Ultra-shallow p-n junction formation by ion implantation at high energy?

Abstract

Further CMOS device scaling beyond 0.13μm requires very shallow p-n junction formation for the source and drain extensions. Ultra-low energy ion implantation is the key process to achieve this goal. Two principal drawbacks of the process: sample surface proximity to the implanted species,and space proximity of the dopant atoms and radiation damages accompanied by the enhanced diffusion phenomena give rise to the complexity of the shallow junction formation. It is known that even at high energy implantation, a surface-related peak of dopants is clearly seen by SIMS in implanted samples.

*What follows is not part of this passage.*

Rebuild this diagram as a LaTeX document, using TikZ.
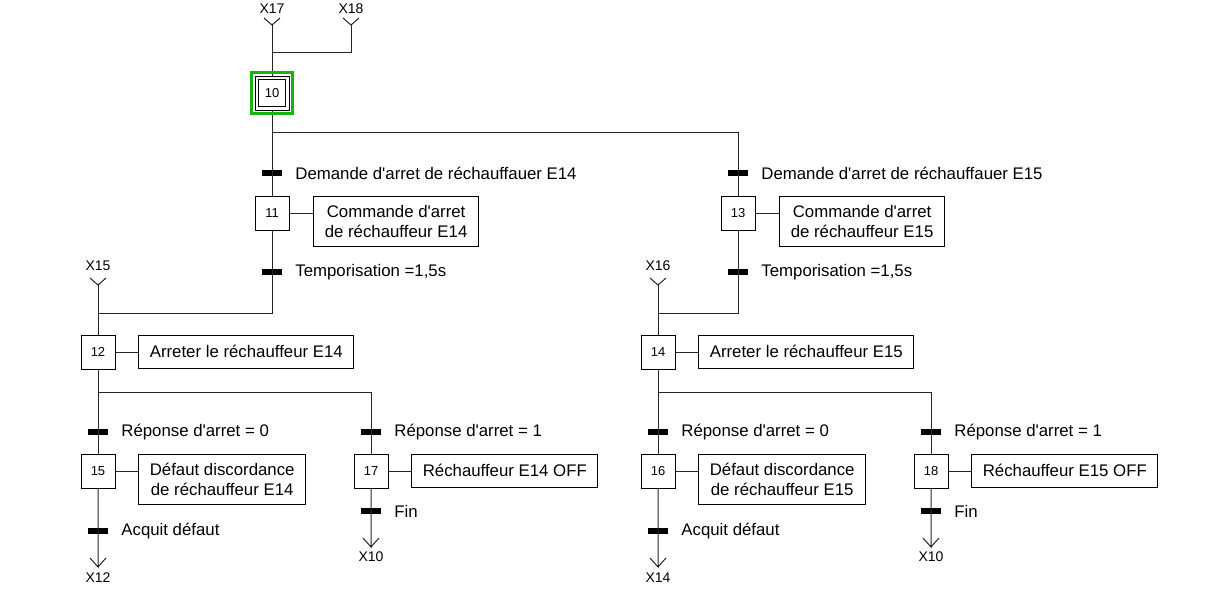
\documentclass[tikz,border=0pt]{standalone}
\usepackage{fontspec}
\setmainfont{Liberation Sans}
\usetikzlibrary{positioning}

\definecolor{vert}{RGB}{20,180,20}
\newcommand\apos{\textquotesingle}

\tikzset{
  lien/.style={line width=1pt, black!85},
  etape/.style={draw, line width=0.8pt, minimum size=34pt, inner sep=0pt, font=\fontsize{13}{15}\selectfont},
  action/.style={draw, line width=0.8pt, minimum height=33pt, inner xsep=11pt, inner ysep=5.5pt, align=center, anchor=north west, font=\fontsize{16.8}{20}\selectfont},
  action2/.style={action, minimum height=50pt},
  transition/.style={fill=black, minimum width=20pt, minimum height=6pt, inner sep=0pt},
  recep/.style={inner sep=2pt, font=\fontsize{16.8}{20}\selectfont},
  renvoi/.style={inner sep=1pt, font=\fontsize{14}{16}\selectfont}
}

\begin{document}
\begin{tikzpicture}[x=1pt, y=-1pt]
  \useasboundingbox (0,0) rectangle (1206,589);

  % renvois d'entree
  \node[renvoi] (x17) at (272,9) {X17};
  \node[renvoi] (x18) at (351,9) {X18};
  \coordinate (v17) at (272,25);
  \coordinate (v18) at (351,25);
  \coordinate (j10) at (272,52);
  \draw[lien] ([shift={(-8,-7)}]v17) -- (v17) -- ++(8,-7);
  \draw[lien] ([shift={(-8,-7)}]v18) -- (v18) -- ++(8,-7);

  % etape initiale
  \node[etape] (s10) at (272,93) {10};
  \draw[line width=0.8pt] ([shift={(4,4)}]s10.north west) rectangle ([shift={(-4,-4)}]s10.south east);
  \draw[lien] (v17) -- (s10.north);
  \draw[lien] (v18) |- (j10);

  % branche E14
  \node[transition] (t1) at (272,173) {};
  \node[recep, right=11pt of t1] {Demande d\apos arret de réchauffauer E14};
  \node[etape] (s11) at (272,213) {11};
  \node[action2] (a11) at ([xshift=24pt]s11.north east) {Commande d\apos arret\\de réchauffeur E14};
  \node[transition] (t2) at (272,272) {};
  \node[recep, right=11pt of t2] {Temporisation =1,5s};
  \coordinate (j12) at (272,313);

  \node[renvoi] (x15) at (98,266) {X15};
  \coordinate (v15) at (98,285);
  \draw[lien] ([shift={(-8,-7)}]v15) -- (v15) -- ++(8,-7);
  \node[etape] (s12) at (98,352) {12};
  \node[action] (a12) at ([xshift=23pt]s12.north east) {Arreter le réchauffeur E14};
  \coordinate (d12) at (98,392);

  \node[transition] (t5) at (98,432) {};
  \node[recep, right=11pt of t5] {Réponse d\apos arret = 0};
  \node[etape] (s15) at (98,471) {15};
  \node[action2] (a15) at ([xshift=23pt]s15.north east) {Défaut discordance\\de réchauffeur E14};
  \node[transition] (t7) at (98,531) {};
  \node[recep, right=11pt of t7] {Acquit défaut};
  \coordinate (v12) at (98,567);
  \node[renvoi] (x12) at (98,578) {X12};

  \node[transition] (t6) at (371,432) {};
  \node[recep, right=11pt of t6] {Réponse d\apos arret = 1};
  \node[etape] (s17) at (371,471) {17};
  \node[action] (a17) at ([xshift=23pt]s17.north east) {Réchauffeur E14 OFF};
  \node[transition] (t8) at (371,511) {};
  \node[recep, right=11pt of t8] {Fin};
  \coordinate (v10a) at (371,547);
  \node[renvoi] (x10a) at (371,557) {X10};

  % branche E15
  \node[transition] (t3) at (738,173) {};
  \node[recep, right=11pt of t3] {Demande d\apos arret de réchauffauer E15};
  \node[etape] (s13) at (738,213) {13};
  \node[action2] (a13) at ([xshift=24pt]s13.north east) {Commande d\apos arret\\de réchauffeur E15};
  \node[transition] (t4) at (738,272) {};
  \node[recep, right=11pt of t4] {Temporisation =1,5s};
  \coordinate (j14) at (738,313);

  \node[renvoi] (x16) at (658,266) {X16};
  \coordinate (v16) at (658,285);
  \draw[lien] ([shift={(-8,-7)}]v16) -- (v16) -- ++(8,-7);
  \node[etape] (s14) at (658,352) {14};
  \node[action] (a14) at ([xshift=23pt]s14.north east) {Arreter le réchauffeur E15};
  \coordinate (d14) at (658,392);

  \node[transition] (t9) at (658,432) {};
  \node[recep, right=11pt of t9] {Réponse d\apos arret = 0};
  \node[etape] (s16) at (658,471) {16};
  \node[action2] (a16) at ([xshift=23pt]s16.north east) {Défaut discordance\\de réchauffeur E15};
  \node[transition] (t11) at (658,531) {};
  \node[recep, right=11pt of t11] {Acquit défaut};
  \coordinate (v14) at (658,567);
  \node[renvoi] (x14) at (658,578) {X14};

  \node[transition] (t10) at (931,432) {};
  \node[recep, right=11pt of t10] {Réponse d\apos arret = 1};
  \node[etape] (s18) at (931,471) {18};
  \node[action] (a18) at ([xshift=23pt]s18.north east) {Réchauffeur E15 OFF};
  \node[transition] (t12) at (931,511) {};
  \node[recep, right=11pt of t12] {Fin};
  \coordinate (v10b) at (931,547);
  \node[renvoi] (x10b) at (931,557) {X10};

  % liaisons
  \draw[lien] (s10.south) |- (738,132) -- (s13.north);
  \draw[lien] (s10.south) -- (s11.north);
  \draw[lien] (s11.south) -- (j12) -| (v15);
  \draw[lien] (v15) -- (s12.north);
  \draw[lien] (s13.south) -- (j14) -| (v16);
  \draw[lien] (v16) -- (s14.north);
  \draw[lien] (s12.south) -- (d12) -| (s17.north);
  \draw[lien] (d12) -- (s15.north);
  \draw[lien] (s14.south) -- (d14) -| (s18.north);
  \draw[lien] (d14) -- (s16.north);
  \foreach \a/\b in {s15/v12, s17/v10a, s16/v14, s18/v10b}
    \draw[lien] (\a.south) -- (\b) -- ++(-8,-9) (\b) -- ++(8,-9);
  \foreach \s in {11,12,13,14,15,16,17,18}
    \draw[lien] (s\s.east) -- (a\s.west |- s\s.east);

  % etape active
  \draw[vert, line width=3pt] ([shift={(-3,-3)}]s10.north west) rectangle ([shift={(3,3)}]s10.south east);
\end{tikzpicture}
\end{document}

Some authors consider the peak as an artificial effect of the SIMS. However, there are several physical reasons in support of the surface peak really existing. If it is the case, it suggests a way to produce a super ultra shallow p-n junctions with relatively high energy ion implantation when the main area of the radiation damages and subsurface area are separated in space. B+, Li+, Na+ and P+ have been implanted at 40 - 200 keV into Si wafers to find out the conformations of the dopants surface peak reality. SIMS analysis has been used to estimate the dopant atoms depth distribution. Enhanced depth resolution of the SIMS technique used allows to prove the surface-related dopant atoms existence.